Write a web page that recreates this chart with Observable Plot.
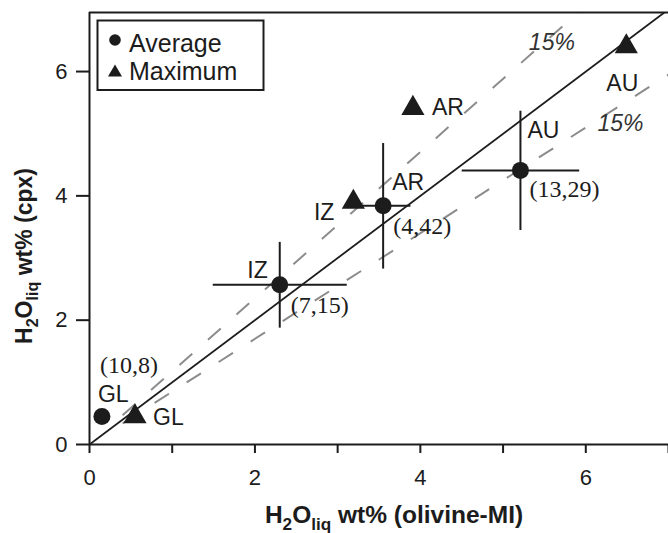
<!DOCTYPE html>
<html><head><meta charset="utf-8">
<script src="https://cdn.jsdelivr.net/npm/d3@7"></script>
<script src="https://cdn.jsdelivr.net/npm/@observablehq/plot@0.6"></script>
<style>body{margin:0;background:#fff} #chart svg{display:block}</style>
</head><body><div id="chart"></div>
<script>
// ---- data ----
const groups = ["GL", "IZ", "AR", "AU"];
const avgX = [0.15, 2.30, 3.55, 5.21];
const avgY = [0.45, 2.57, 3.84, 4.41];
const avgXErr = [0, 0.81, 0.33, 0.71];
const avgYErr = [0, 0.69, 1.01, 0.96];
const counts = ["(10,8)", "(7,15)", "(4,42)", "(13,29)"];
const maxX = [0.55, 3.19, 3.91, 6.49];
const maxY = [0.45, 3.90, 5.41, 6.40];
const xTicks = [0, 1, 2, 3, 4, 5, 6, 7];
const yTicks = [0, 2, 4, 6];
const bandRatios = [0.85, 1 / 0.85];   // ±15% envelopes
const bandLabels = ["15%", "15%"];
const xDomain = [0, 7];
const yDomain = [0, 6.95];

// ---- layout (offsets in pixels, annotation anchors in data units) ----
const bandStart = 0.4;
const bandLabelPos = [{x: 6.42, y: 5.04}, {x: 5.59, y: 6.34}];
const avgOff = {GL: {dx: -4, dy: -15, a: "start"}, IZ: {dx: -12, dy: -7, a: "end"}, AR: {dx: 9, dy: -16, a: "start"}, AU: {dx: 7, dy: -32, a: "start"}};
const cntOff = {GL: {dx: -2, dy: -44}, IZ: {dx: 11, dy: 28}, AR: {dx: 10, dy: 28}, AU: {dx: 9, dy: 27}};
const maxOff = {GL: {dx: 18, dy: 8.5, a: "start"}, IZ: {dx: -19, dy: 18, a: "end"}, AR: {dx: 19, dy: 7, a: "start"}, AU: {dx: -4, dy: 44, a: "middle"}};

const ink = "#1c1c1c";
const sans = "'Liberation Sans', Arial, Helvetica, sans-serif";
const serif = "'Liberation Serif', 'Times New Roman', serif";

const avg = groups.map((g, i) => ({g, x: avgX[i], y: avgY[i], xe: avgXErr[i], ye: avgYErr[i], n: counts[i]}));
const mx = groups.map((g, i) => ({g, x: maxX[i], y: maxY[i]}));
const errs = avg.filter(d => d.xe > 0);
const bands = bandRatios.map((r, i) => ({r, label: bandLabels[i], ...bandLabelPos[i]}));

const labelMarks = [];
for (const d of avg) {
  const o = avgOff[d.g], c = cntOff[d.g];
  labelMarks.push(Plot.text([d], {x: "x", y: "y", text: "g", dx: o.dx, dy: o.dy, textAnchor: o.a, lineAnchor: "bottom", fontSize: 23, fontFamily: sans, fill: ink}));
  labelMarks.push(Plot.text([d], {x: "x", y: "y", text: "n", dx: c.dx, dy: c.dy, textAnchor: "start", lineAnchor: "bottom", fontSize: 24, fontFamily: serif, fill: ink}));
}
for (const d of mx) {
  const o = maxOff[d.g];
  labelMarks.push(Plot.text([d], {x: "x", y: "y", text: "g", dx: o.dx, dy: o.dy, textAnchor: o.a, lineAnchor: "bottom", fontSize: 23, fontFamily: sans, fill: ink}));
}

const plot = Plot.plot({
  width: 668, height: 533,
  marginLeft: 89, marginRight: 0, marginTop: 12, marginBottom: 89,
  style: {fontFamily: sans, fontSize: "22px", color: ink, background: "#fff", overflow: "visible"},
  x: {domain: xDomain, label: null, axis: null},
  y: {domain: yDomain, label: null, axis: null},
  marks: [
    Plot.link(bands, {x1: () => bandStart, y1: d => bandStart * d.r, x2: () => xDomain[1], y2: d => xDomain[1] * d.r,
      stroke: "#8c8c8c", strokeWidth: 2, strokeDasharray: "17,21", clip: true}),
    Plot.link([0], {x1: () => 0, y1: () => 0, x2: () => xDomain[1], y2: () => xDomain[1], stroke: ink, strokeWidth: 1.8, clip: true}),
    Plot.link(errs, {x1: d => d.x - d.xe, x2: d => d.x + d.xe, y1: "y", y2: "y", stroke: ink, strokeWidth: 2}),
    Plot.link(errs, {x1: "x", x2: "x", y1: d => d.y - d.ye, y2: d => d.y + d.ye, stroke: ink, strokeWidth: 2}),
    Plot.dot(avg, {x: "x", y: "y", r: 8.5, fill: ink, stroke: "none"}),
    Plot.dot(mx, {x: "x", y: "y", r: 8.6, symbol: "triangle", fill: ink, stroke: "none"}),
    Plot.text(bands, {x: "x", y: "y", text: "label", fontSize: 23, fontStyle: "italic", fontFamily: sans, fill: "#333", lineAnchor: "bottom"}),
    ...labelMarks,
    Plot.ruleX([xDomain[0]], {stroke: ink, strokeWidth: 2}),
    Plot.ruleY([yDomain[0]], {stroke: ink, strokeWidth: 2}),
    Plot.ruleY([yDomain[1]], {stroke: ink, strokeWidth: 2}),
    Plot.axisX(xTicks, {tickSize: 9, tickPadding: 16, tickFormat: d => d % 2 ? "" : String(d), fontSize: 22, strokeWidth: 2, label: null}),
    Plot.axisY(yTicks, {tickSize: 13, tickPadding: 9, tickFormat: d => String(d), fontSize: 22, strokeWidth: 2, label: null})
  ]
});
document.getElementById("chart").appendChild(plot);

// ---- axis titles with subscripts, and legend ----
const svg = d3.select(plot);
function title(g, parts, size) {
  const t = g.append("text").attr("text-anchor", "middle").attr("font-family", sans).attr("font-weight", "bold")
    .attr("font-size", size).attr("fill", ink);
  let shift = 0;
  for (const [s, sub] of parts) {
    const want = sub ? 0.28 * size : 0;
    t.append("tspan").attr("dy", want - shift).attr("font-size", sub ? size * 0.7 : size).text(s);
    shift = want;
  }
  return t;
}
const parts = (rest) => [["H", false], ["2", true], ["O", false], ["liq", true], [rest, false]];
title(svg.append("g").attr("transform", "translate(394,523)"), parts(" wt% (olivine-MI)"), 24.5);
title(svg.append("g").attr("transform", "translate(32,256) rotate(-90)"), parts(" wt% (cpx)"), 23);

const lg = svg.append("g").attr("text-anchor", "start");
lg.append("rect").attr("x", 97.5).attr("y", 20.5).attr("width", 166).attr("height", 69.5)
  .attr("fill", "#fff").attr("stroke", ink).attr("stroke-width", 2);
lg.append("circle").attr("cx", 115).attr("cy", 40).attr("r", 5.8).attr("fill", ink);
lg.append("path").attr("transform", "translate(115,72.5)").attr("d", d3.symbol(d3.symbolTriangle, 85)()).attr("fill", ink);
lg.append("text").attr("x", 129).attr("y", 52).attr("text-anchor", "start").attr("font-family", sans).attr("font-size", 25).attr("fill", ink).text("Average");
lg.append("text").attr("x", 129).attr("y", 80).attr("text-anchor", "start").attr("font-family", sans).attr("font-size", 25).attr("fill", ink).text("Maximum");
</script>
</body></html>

◆ ◆ ◆

Print the whole listing above once more, word for word, without its pictures.

Write a web page that recreates this chart with Observable Plot.
<!DOCTYPE html>
<html><head><meta charset="utf-8">
<script src="https://cdn.jsdelivr.net/npm/d3@7"></script>
<script src="https://cdn.jsdelivr.net/npm/@observablehq/plot@0.6"></script>
<style>body{margin:0;background:#fff} #chart svg{display:block}</style>
</head><body><div id="chart"></div>
<script>
// ---- data ----
const groups = ["GL", "IZ", "AR", "AU"];
const avgX = [0.15, 2.30, 3.55, 5.21];
const avgY = [0.45, 2.57, 3.84, 4.41];
const avgXErr = [0, 0.81, 0.33, 0.71];
const avgYErr = [0, 0.69, 1.01, 0.96];
const counts = ["(10,8)", "(7,15)", "(4,42)", "(13,29)"];
const maxX = [0.55, 3.19, 3.91, 6.49];
const maxY = [0.45, 3.90, 5.41, 6.40];
const xTicks = [0, 1, 2, 3, 4, 5, 6, 7];
const yTicks = [0, 2, 4, 6];
const bandRatios = [0.85, 1 / 0.85];   // ±15% envelopes
const bandLabels = ["15%", "15%"];
const xDomain = [0, 7];
const yDomain = [0, 6.95];

// ---- layout (offsets in pixels, annotation anchors in data units) ----
const bandStart = 0.4;
const bandLabelPos = [{x: 6.42, y: 5.04}, {x: 5.59, y: 6.34}];
const avgOff = {GL: {dx: -4, dy: -15, a: "start"}, IZ: {dx: -12, dy: -7, a: "end"}, AR: {dx: 9, dy: -16, a: "start"}, AU: {dx: 7, dy: -32, a: "start"}};
const cntOff = {GL: {dx: -2, dy: -44}, IZ: {dx: 11, dy: 28}, AR: {dx: 10, dy: 28}, AU: {dx: 9, dy: 27}};
const maxOff = {GL: {dx: 18, dy: 8.5, a: "start"}, IZ: {dx: -19, dy: 18, a: "end"}, AR: {dx: 19, dy: 7, a: "start"}, AU: {dx: -4, dy: 44, a: "middle"}};

const ink = "#1c1c1c";
const sans = "'Liberation Sans', Arial, Helvetica, sans-serif";
const serif = "'Liberation Serif', 'Times New Roman', serif";

const avg = groups.map((g, i) => ({g, x: avgX[i], y: avgY[i], xe: avgXErr[i], ye: avgYErr[i], n: counts[i]}));
const mx = groups.map((g, i) => ({g, x: maxX[i], y: maxY[i]}));
const errs = avg.filter(d => d.xe > 0);
const bands = bandRatios.map((r, i) => ({r, label: bandLabels[i], ...bandLabelPos[i]}));

const labelMarks = [];
for (const d of avg) {
  const o = avgOff[d.g], c = cntOff[d.g];
  labelMarks.push(Plot.text([d], {x: "x", y: "y", text: "g", dx: o.dx, dy: o.dy, textAnchor: o.a, lineAnchor: "bottom", fontSize: 23, fontFamily: sans, fill: ink}));
  labelMarks.push(Plot.text([d], {x: "x", y: "y", text: "n", dx: c.dx, dy: c.dy, textAnchor: "start", lineAnchor: "bottom", fontSize: 24, fontFamily: serif, fill: ink}));
}
for (const d of mx) {
  const o = maxOff[d.g];
  labelMarks.push(Plot.text([d], {x: "x", y: "y", text: "g", dx: o.dx, dy: o.dy, textAnchor: o.a, lineAnchor: "bottom", fontSize: 23, fontFamily: sans, fill: ink}));
}

const plot = Plot.plot({
  width: 668, height: 533,
  marginLeft: 89, marginRight: 0, marginTop: 12, marginBottom: 89,
  style: {fontFamily: sans, fontSize: "22px", color: ink, background: "#fff", overflow: "visible"},
  x: {domain: xDomain, label: null, axis: null},
  y: {domain: yDomain, label: null, axis: null},
  marks: [
    Plot.link(bands, {x1: () => bandStart, y1: d => bandStart * d.r, x2: () => xDomain[1], y2: d => xDomain[1] * d.r,
      stroke: "#8c8c8c", strokeWidth: 2, strokeDasharray: "17,21", clip: true}),
    Plot.link([0], {x1: () => 0, y1: () => 0, x2: () => xDomain[1], y2: () => xDomain[1], stroke: ink, strokeWidth: 1.8, clip: true}),
    Plot.link(errs, {x1: d => d.x - d.xe, x2: d => d.x + d.xe, y1: "y", y2: "y", stroke: ink, strokeWidth: 2}),
    Plot.link(errs, {x1: "x", x2: "x", y1: d => d.y - d.ye, y2: d => d.y + d.ye, stroke: ink, strokeWidth: 2}),
    Plot.dot(avg, {x: "x", y: "y", r: 8.5, fill: ink, stroke: "none"}),
    Plot.dot(mx, {x: "x", y: "y", r: 8.6, symbol: "triangle", fill: ink, stroke: "none"}),
    Plot.text(bands, {x: "x", y: "y", text: "label", fontSize: 23, fontStyle: "italic", fontFamily: sans, fill: "#333", lineAnchor: "bottom"}),
    ...labelMarks,
    Plot.ruleX([xDomain[0]], {stroke: ink, strokeWidth: 2}),
    Plot.ruleY([yDomain[0]], {stroke: ink, strokeWidth: 2}),
    Plot.ruleY([yDomain[1]], {stroke: ink, strokeWidth: 2}),
    Plot.axisX(xTicks, {tickSize: 9, tickPadding: 16, tickFormat: d => d % 2 ? "" : String(d), fontSize: 22, strokeWidth: 2, label: null}),
    Plot.axisY(yTicks, {tickSize: 13, tickPadding: 9, tickFormat: d => String(d), fontSize: 22, strokeWidth: 2, label: null})
  ]
});
document.getElementById("chart").appendChild(plot);

// ---- axis titles with subscripts, and legend ----
const svg = d3.select(plot);
function title(g, parts, size) {
  const t = g.append("text").attr("text-anchor", "middle").attr("font-family", sans).attr("font-weight", "bold")
    .attr("font-size", size).attr("fill", ink);
  let shift = 0;
  for (const [s, sub] of parts) {
    const want = sub ? 0.28 * size : 0;
    t.append("tspan").attr("dy", want - shift).attr("font-size", sub ? size * 0.7 : size).text(s);
    shift = want;
  }
  return t;
}
const parts = (rest) => [["H", false], ["2", true], ["O", false], ["liq", true], [rest, false]];
title(svg.append("g").attr("transform", "translate(394,523)"), parts(" wt% (olivine-MI)"), 24.5);
title(svg.append("g").attr("transform", "translate(32,256) rotate(-90)"), parts(" wt% (cpx)"), 23);

const lg = svg.append("g").attr("text-anchor", "start");
lg.append("rect").attr("x", 97.5).attr("y", 20.5).attr("width", 166).attr("height", 69.5)
  .attr("fill", "#fff").attr("stroke", ink).attr("stroke-width", 2);
lg.append("circle").attr("cx", 115).attr("cy", 40).attr("r", 5.8).attr("fill", ink);
lg.append("path").attr("transform", "translate(115,72.5)").attr("d", d3.symbol(d3.symbolTriangle, 85)()).attr("fill", ink);
lg.append("text").attr("x", 129).attr("y", 52).attr("text-anchor", "start").attr("font-family", sans).attr("font-size", 25).attr("fill", ink).text("Average");
lg.append("text").attr("x", 129).attr("y", 80).attr("text-anchor", "start").attr("font-family", sans).attr("font-size", 25).attr("fill", ink).text("Maximum");
</script>
</body></html>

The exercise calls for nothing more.